If you have tasks such as heavy compilation, external GPU for gaming or anything that are really CPU dependant, pinning performance cores could be worth it.
If you want to improve battery life, using efficient cores may give better results, but I need to check the real benefit, but it must exists.
Restricting dom0 to efficient cores has few pros and cons:
Pros
this lets 100% of the performance cores available for qubes
it draws less battery / generate less heat
Cons
VM startup can be 0.5 to 1s slower (on an i7-1260P with 4.0s for VM startup with performance cores assigned to dom0)
I updated the link to add a comparison with a Ryzen 5 5600X (desktop CPU) and a i5-7300U (laptop CPU) to have an idea about the performance of efficient / performance cores
The performance cores of the i7-1260P competes with the Ryzen 5 5600X (which is a beefy CPU of last year), which was surprising. I didn’t enable SMT on both CPU.
The i5-7300U is just bad for daily use, it competes with efficient cores, but the i7-1260P has 8 efficient cores + 4 performance cores (that support SMT), while the i5-7300U is only 2 cores (I enabled SMT to have 4 threads), and they are quickly struggling under load…
I didn’t investigate much but given the results that are an average (and a high standard deviation) between the results of only E and only P cores, I don’t think Xen is aware of E/P cores.

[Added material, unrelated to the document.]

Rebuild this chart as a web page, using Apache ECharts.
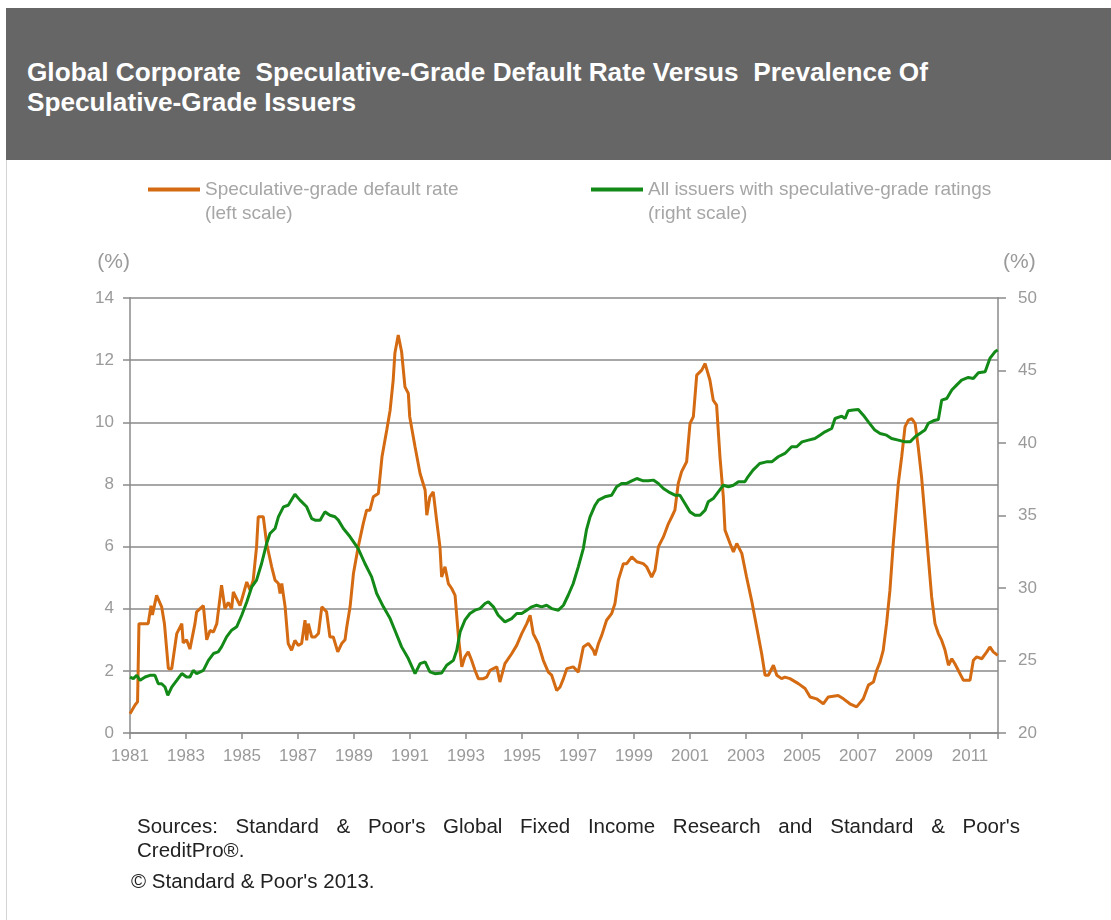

As fare as I know, there isn’t any hypervisor that can do asymmetric scheduling.
The hybrid scheduler used by Linux, analyze the instructions being executed and use that to assign a weight to the process, and the weight determines which process gets to be executed on a P core. The same method can’t easily be applied to a VM, and some hypervisors just seem to favor using the fastest cores, and they are aware of the speed difference between the different cores.
Proxmox seems to load the cores in order of fast core first, P cores > E cores > logical half of the P core.
So 13900K with 32 vcpus would load in the order 0,2,4,6,8,10,12,14 / 16-31 / 1,3,5,7,9,11,13,15
I couldn’t find any documentation that explain how Xen priorities the cores, apart from its HT aware. Judging from looking at what cores are being using, it doesn’t seem like Xen is trying to max out the P cores before using the E core.